__DATA EXCERPT__:
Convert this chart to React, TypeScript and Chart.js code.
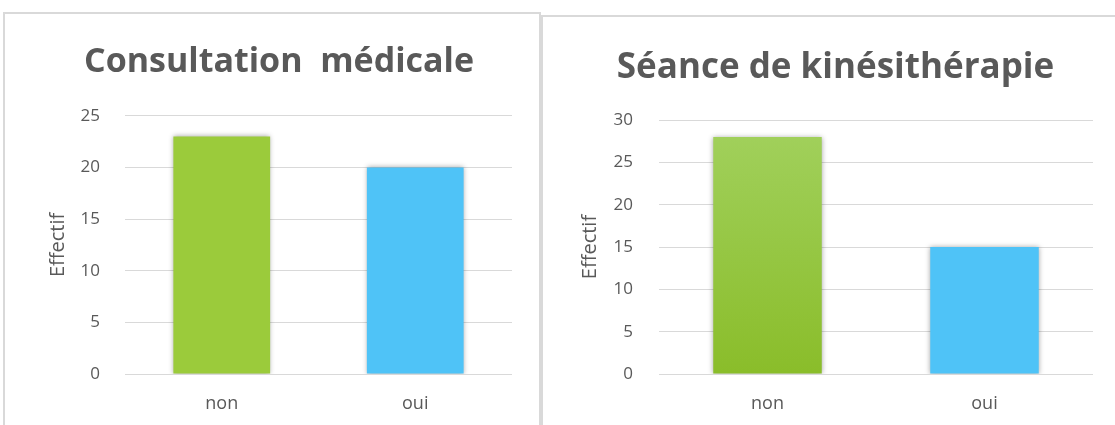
import React, { useEffect, useRef } from "react";
import { Chart, registerables } from "chart.js";

Chart.register(...registerables);

const leftTitle = "Consultation  médicale";
const leftCategories = ["non", "oui"];
const leftValues = [23, 20];
const leftMax = 25;

const rightTitle = "Séance de kinésithérapie";
const rightCategories = ["non", "oui"];
const rightValues = [28, 15];
const rightMax = 30;

const yAxisTitle = "Effectif";
const tickStep = 5;

const FONT = "'Open Sans', 'Noto Sans', sans-serif";
const TEXT = "#595959";
const GRID = "#D9D9D9";
const BORDER = "#D9D9D9";

type PanelProps = {
  title: string;
  categories: string[];
  values: number[];
  max: number;
  width: number;
  height: number;
  padLeft: number;
  padRight: number;
  yAxisWidth: number;
  tickPad: number;
  titleSize: number;
  titleTop: number;
  titleBottom: number;
  gradient: boolean;
};

const shadowPlugin = {
  id: "barShadow",
  beforeDatasetsDraw(chart: any) {
    const ctx = chart.ctx;
    ctx.save();
    ctx.shadowColor = "rgba(0,0,0,0.35)";
    ctx.shadowBlur = 5;
    ctx.shadowOffsetX = 0;
    ctx.shadowOffsetY = 0;
  },
  afterDatasetsDraw(chart: any) {
    chart.ctx.restore();
  },
};

function BarPanel(p: PanelProps) {
  const ref = useRef<HTMLCanvasElement | null>(null);
  useEffect(() => {
    if (!ref.current) return;
    const blue = "#4FC3F7";
    const chart = new Chart(ref.current, {
      type: "bar",
      data: {
        labels: p.categories,
        datasets: [
          {
            data: p.values,
            backgroundColor: (c: any) => {
              if (c.dataIndex === 1) return blue;
              if (!p.gradient) return "#9BCB3B";
              const area = c.chart.chartArea;
              if (!area) return "#96C83A";
              const g = c.chart.ctx.createLinearGradient(0, area.top, 0, area.bottom);
              g.addColorStop(0, "#A2D15E");
              g.addColorStop(1, "#8ABD2A");
              return g;
            },
            borderWidth: 0,
            barPercentage: 1,
            categoryPercentage: 0.5,
          },
        ],
      },
      options: {
        responsive: false,
        animation: false,
        devicePixelRatio: 1,
        layout: {
          padding: { left: p.padLeft, right: p.padRight, top: 0, bottom: 0 },
        },
        plugins: {
          legend: { display: false },
          tooltip: { enabled: false },
          title: {
            display: true,
            text: p.title,
            color: TEXT,
            font: { family: FONT, size: p.titleSize, weight: "bold", lineHeight: 1.2 },
            padding: { top: p.titleTop, bottom: p.titleBottom },
          },
        },
        scales: {
          x: {
            grid: { display: false, drawTicks: false },
            border: { display: false },
            ticks: {
              color: TEXT,
              font: { family: FONT, size: 18 },
              padding: 19,
            },
            afterFit: (s: any) => {
              s.height = 51;
            },
          },
          y: {
            min: 0,
            max: p.max,
            grid: { color: GRID, lineWidth: 1, drawTicks: false },
            border: { display: false },
            ticks: {
              stepSize: tickStep,
              color: TEXT,
              font: { family: FONT, size: 17 },
              padding: p.tickPad,
            },
            title: {
              display: true,
              text: yAxisTitle,
              color: TEXT,
              font: { family: FONT, size: 20 },
              padding: { top: 0, bottom: 0 },
            },
            afterFit: (s: any) => {
              s.width = p.yAxisWidth;
            },
          },
        },
      },
      plugins: [shadowPlugin],
    } as any);
    return () => chart.destroy();
  }, []);
  return <canvas ref={ref} width={p.width} height={p.height} style={{ display: "block" }} />;
}

export default function App() {
  return (
    <div
      style={{
        position: "absolute",
        left: 0,
        top: 0,
        width: 1115,
        height: 425,
        overflow: "hidden",
        background: "#fff",
      }}
    >
      <div
        style={{
          position: "absolute",
          left: 3,
          top: 12,
          width: 538,
          height: 440,
          borderLeft: `2px solid ${BORDER}`,
          borderTop: `2px solid ${BORDER}`,
          borderRight: `2px solid ${BORDER}`,
          boxSizing: "border-box",
        }}
      />
      <div
        style={{
          position: "absolute",
          left: 541,
          top: 15,
          width: 600,
          height: 440,
          borderLeft: `2px solid ${BORDER}`,
          borderTop: `2px solid ${BORDER}`,
          boxSizing: "border-box",
        }}
      />
      <div style={{ position: "absolute", left: 0, top: 0 }}>
        <BarPanel
          title={leftTitle}
          categories={leftCategories}
          values={leftValues}
          max={leftMax}
          width={541}
          height={425}
          padLeft={46}
          padRight={29}
          yAxisWidth={79}
          tickPad={25}
          titleSize={34}
          titleTop={42}
          titleBottom={33}
          gradient={false}
        />
      </div>
      <div style={{ position: "absolute", left: 543, top: 0 }}>
        <BarPanel
          title={rightTitle}
          categories={rightCategories}
          values={rightValues}
          max={rightMax}
          width={572}
          height={425}
          padLeft={35}
          padRight={22}
          yAxisWidth={81}
          tickPad={26}
          titleSize={35}
          titleTop={47}
          titleBottom={31}
          gradient={true}
        />
      </div>
    </div>
  );
}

__CHALLENGE__:
Leave out the pictures and retype every line above exactly.

__IN RESPONSE__:
Convert this chart to React, TypeScript and Chart.js code.
import React, { useEffect, useRef } from "react";
import { Chart, registerables } from "chart.js";

Chart.register(...registerables);

const leftTitle = "Consultation  médicale";
const leftCategories = ["non", "oui"];
const leftValues = [23, 20];
const leftMax = 25;

const rightTitle = "Séance de kinésithérapie";
const rightCategories = ["non", "oui"];
const rightValues = [28, 15];
const rightMax = 30;

const yAxisTitle = "Effectif";
const tickStep = 5;

const FONT = "'Open Sans', 'Noto Sans', sans-serif";
const TEXT = "#595959";
const GRID = "#D9D9D9";
const BORDER = "#D9D9D9";

type PanelProps = {
  title: string;
  categories: string[];
  values: number[];
  max: number;
  width: number;
  height: number;
  padLeft: number;
  padRight: number;
  yAxisWidth: number;
  tickPad: number;
  titleSize: number;
  titleTop: number;
  titleBottom: number;
  gradient: boolean;
};

const shadowPlugin = {
  id: "barShadow",
  beforeDatasetsDraw(chart: any) {
    const ctx = chart.ctx;
    ctx.save();
    ctx.shadowColor = "rgba(0,0,0,0.35)";
    ctx.shadowBlur = 5;
    ctx.shadowOffsetX = 0;
    ctx.shadowOffsetY = 0;
  },
  afterDatasetsDraw(chart: any) {
    chart.ctx.restore();
  },
};

function BarPanel(p: PanelProps) {
  const ref = useRef<HTMLCanvasElement | null>(null);
  useEffect(() => {
    if (!ref.current) return;
    const blue = "#4FC3F7";
    const chart = new Chart(ref.current, {
      type: "bar",
      data: {
        labels: p.categories,
        datasets: [
          {
            data: p.values,
            backgroundColor: (c: any) => {
              if (c.dataIndex === 1) return blue;
              if (!p.gradient) return "#9BCB3B";
              const area = c.chart.chartArea;
              if (!area) return "#96C83A";
              const g = c.chart.ctx.createLinearGradient(0, area.top, 0, area.bottom);
              g.addColorStop(0, "#A2D15E");
              g.addColorStop(1, "#8ABD2A");
              return g;
            },
            borderWidth: 0,
            barPercentage: 1,
            categoryPercentage: 0.5,
          },
        ],
      },
      options: {
        responsive: false,
        animation: false,
        devicePixelRatio: 1,
        layout: {
          padding: { left: p.padLeft, right: p.padRight, top: 0, bottom: 0 },
        },
        plugins: {
          legend: { display: false },
          tooltip: { enabled: false },
          title: {
            display: true,
            text: p.title,
            color: TEXT,
            font: { family: FONT, size: p.titleSize, weight: "bold", lineHeight: 1.2 },
            padding: { top: p.titleTop, bottom: p.titleBottom },
          },
        },
        scales: {
          x: {
            grid: { display: false, drawTicks: false },
            border: { display: false },
            ticks: {
              color: TEXT,
              font: { family: FONT, size: 18 },
              padding: 19,
            },
            afterFit: (s: any) => {
              s.height = 51;
            },
          },
          y: {
            min: 0,
            max: p.max,
            grid: { color: GRID, lineWidth: 1, drawTicks: false },
            border: { display: false },
            ticks: {
              stepSize: tickStep,
              color: TEXT,
              font: { family: FONT, size: 17 },
              padding: p.tickPad,
            },
            title: {
              display: true,
              text: yAxisTitle,
              color: TEXT,
              font: { family: FONT, size: 20 },
              padding: { top: 0, bottom: 0 },
            },
            afterFit: (s: any) => {
              s.width = p.yAxisWidth;
            },
          },
        },
      },
      plugins: [shadowPlugin],
    } as any);
    return () => chart.destroy();
  }, []);
  return <canvas ref={ref} width={p.width} height={p.height} style={{ display: "block" }} />;
}

export default function App() {
  return (
    <div
      style={{
        position: "absolute",
        left: 0,
        top: 0,
        width: 1115,
        height: 425,
        overflow: "hidden",
        background: "#fff",
      }}
    >
      <div
        style={{
          position: "absolute",
          left: 3,
          top: 12,
          width: 538,
          height: 440,
          borderLeft: `2px solid ${BORDER}`,
          borderTop: `2px solid ${BORDER}`,
          borderRight: `2px solid ${BORDER}`,
          boxSizing: "border-box",
        }}
      />
      <div
        style={{
          position: "absolute",
          left: 541,
          top: 15,
          width: 600,
          height: 440,
          borderLeft: `2px solid ${BORDER}`,
          borderTop: `2px solid ${BORDER}`,
          boxSizing: "border-box",
        }}
      />
      <div style={{ position: "absolute", left: 0, top: 0 }}>
        <BarPanel
          title={leftTitle}
          categories={leftCategories}
          values={leftValues}
          max={leftMax}
          width={541}
          height={425}
          padLeft={46}
          padRight={29}
          yAxisWidth={79}
          tickPad={25}
          titleSize={34}
          titleTop={42}
          titleBottom={33}
          gradient={false}
        />
      </div>
      <div style={{ position: "absolute", left: 543, top: 0 }}>
        <BarPanel
          title={rightTitle}
          categories={rightCategories}
          values={rightValues}
          max={rightMax}
          width={572}
          height={425}
          padLeft={35}
          padRight={22}
          yAxisWidth={81}
          tickPad={26}
          titleSize={35}
          titleTop={47}
          titleBottom={31}
          gradient={true}
        />
      </div>
    </div>
  );
}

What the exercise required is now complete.